Opera Australia 2022 Review: La Traviata

Stacey Alleaume Makes Her Mark as Top-Notch Violetta

By Gordon Williams
Photo credit: Jeff Busby

It has occasionally been observed that audiences for musical theater in recent times often applaud the sets and costumes. The audience for this revival by Constantine Costi of the late Elijah Moshinsky’s 1994 production of “La Traviata,” part of Opera Australia’s winter 2022 season at Sydney Opera House, would have been justified to applaud the designs. But they also had reasons to applaud the company’s delivery of Verdi’s masterpiece of a score.

This was a solid, realistic “Traviata,” albeit updated to the Art Nouveau period from Verdi’s contemporary (for him) setting of the mid-1800s. Michael Yeargan’s sets, Peter J. Hall’s costumes, and Nigel Levings’ lighting augmented the almost unshirking realism aimed for by Verdi and his librettist Francesco Maria Piave in their setting of Dumas fils’ play about the dying courtesan, Violetta, who attempts one more ill-fated search for true love against the disapproval of a sector of her society.

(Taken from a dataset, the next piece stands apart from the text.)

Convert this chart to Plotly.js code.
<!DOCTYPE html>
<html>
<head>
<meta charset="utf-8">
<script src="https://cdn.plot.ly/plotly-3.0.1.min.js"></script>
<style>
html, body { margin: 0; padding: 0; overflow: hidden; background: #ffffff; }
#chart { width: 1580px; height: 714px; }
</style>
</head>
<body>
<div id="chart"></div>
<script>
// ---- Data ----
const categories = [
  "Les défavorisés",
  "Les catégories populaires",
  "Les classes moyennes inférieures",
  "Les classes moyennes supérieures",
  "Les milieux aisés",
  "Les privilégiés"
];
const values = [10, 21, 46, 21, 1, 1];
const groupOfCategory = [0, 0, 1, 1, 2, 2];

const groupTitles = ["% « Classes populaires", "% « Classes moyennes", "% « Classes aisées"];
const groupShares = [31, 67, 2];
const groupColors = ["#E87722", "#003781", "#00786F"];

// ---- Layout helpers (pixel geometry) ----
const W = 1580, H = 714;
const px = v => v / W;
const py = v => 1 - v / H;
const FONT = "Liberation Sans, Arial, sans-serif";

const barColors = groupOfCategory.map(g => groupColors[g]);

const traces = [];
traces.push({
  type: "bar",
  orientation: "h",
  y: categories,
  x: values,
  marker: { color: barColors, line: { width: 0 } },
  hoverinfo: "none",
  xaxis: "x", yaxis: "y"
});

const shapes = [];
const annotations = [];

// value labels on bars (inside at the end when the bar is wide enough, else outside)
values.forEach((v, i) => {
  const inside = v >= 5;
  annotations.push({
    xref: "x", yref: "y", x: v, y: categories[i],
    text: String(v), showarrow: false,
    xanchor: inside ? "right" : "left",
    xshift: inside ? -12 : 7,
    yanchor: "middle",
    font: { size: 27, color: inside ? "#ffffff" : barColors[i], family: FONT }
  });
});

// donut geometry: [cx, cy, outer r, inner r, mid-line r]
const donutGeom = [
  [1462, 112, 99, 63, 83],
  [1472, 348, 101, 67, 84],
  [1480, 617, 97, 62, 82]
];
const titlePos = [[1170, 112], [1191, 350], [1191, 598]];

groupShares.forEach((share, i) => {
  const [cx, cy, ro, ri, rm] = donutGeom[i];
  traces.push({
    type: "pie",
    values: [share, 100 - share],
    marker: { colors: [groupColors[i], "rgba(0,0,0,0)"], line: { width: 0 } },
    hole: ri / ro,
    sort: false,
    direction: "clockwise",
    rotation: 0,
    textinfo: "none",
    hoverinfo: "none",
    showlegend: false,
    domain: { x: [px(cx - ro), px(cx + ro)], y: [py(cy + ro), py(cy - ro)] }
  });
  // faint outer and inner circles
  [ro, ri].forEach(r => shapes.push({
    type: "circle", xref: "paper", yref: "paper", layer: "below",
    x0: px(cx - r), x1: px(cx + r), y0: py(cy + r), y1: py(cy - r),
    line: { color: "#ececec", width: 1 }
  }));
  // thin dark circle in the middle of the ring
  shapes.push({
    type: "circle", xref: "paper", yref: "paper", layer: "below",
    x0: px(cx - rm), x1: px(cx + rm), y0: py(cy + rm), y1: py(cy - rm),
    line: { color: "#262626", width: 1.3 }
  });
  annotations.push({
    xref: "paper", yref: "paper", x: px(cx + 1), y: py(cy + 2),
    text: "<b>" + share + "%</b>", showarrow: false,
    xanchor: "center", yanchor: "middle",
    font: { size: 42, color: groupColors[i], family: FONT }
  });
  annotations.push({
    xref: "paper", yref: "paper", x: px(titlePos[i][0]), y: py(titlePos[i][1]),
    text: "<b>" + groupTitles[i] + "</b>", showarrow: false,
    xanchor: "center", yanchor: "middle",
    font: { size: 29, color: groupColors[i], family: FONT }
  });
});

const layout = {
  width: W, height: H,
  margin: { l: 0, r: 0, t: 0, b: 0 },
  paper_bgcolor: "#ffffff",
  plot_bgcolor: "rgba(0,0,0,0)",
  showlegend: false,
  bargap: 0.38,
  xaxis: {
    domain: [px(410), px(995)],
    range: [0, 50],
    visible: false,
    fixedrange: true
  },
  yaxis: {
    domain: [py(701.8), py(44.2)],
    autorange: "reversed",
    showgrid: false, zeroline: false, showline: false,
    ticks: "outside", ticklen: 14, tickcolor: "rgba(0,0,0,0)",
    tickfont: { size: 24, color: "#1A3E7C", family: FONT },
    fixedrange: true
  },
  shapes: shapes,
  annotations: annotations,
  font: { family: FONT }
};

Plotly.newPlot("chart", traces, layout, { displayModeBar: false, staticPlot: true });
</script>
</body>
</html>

Verdi’s “La Traviata” is an intense interior drama of the sort that became a feature of later 19th century drama. Concessions to grand opera dimensions, however, include moments for chorus, and the chorus in this performance was excellently prepared as usual by Paul Fitzsimon. Those Act two scene two entertainments at Flora’s house are not germane to the plot, but the male chorus’s story of Piquillo the matador (it’s a diversion) was so well done, the narrative so clear, it was one of the moments that unexpectedly garnered applause.

Standouts

The opera revolves around the three principals – Violetta the courtesan who risks another attempt at love before dying, her love-lorn suitor Alfredo, and his socially-conscious father who brings the soprano and tenor’s romance to an end. But the play is also peopled by Violetta’s friends and offsiders and among the supporting roles, standouts included Danita Weatherstone as Annina, Violetta’s loyal maid. In Act Two her impatience with Alfredo’s cluelessness about the sacrifices Violetta is making to sustain their romantic idyll in the country was palpable.

That impatience was made perhaps more biting because we had just been swept up in the joyful ebullience of Armenian tenor Liparit Avetisyan’s “De’ miei bollenti spiriti.” Only the slight lurching of his emphases betrayed the possibility that Alfredo’s optimism may be a tad forced. This was an effective portrayal of a very young, naive man, taken in by the “misterioso” (to quote his Act one aria, “Un dì felice…”) of the love Violetta inspires.

Italian baritone Mario Cassi as Germont, Alfredo’s romance-stifling father, has one of the greatest challenges in psychological portraiture in the repertoire when, in Act two, he must engage in a protracted attempt to persuade Violetta to give up Alfredo in the name, really, of bourgeois respectability. Cassi’s actions (gradually divesting himself of cane, hat, gloves, coat etc…) provided a visual plotting of the character’s gradual thawing out as he is moved by Viloetta’s quiet dignity, but Cassi vocally carried us over the sometimes abrupt psychological beats from the harsh peremptoriness with which he announced his arrival at Violetta and Alfredo’s country escape, to the great plaintive force behind his sympathetic “piangis” as Germont realizes the emotional price he has asked of Violetta. And yet, let’s not forget the set, and the poignant sight of the odd leaf (still one or two of them) falling on this Autumnal scene.

Stealing the Show

As Violetta, Australian-Mauritian soprano Stacey Alleaume stole the show.

This was a marvelously detailed portrait of the consumptive courtesan close to death. The slight stagger at the end of Act one scene one was an obvious sign that all is not well but her delivery of, say, a single word like “gioir” (to rejoice) conveyed a nice tremor of hysteria and desperation in the recitative bridging her musing on loneliness (“È strano!…”) to the joyous re-assertion of her freedom as an unattached woman (“Sempre libera…”). There was a ghostliness to the sound of her concession to Germont’s middle class concerns in their great duet in Act two, and great bitterness in “È tardi…” when she thought Alfredo would not make it back from his “exile” in time to be with her at death. But there was marvelous sense of gesture complementing her vocal characterizations as well, and overall a great arc in her interpretation. It has to said that it was easier to hear and see the subtleties of this interpretation here in the Opera House than in the production of “Traviata” on the Harbor, back in 2021, but I’m reminded that Alleaume also made a success of Violetta in that quite different setting.

Conductor Renato Palumbo revealed a marked appreciation for the atmosphere of doom that lies over this drama. The short breathlessness of the way melody would die away in the prelude seemed to become even more pronounced in this material’s repeat at the beginning of Act three and in the final moments of the tragedy. It was almost as if the production itself had its own musical motif – notes losing energy, halting attempts to regain strength.

And I suppose that was writ large in the contrasted actions of the last bars: “What happiness,” sings Violetta triumphantly. But she collapses.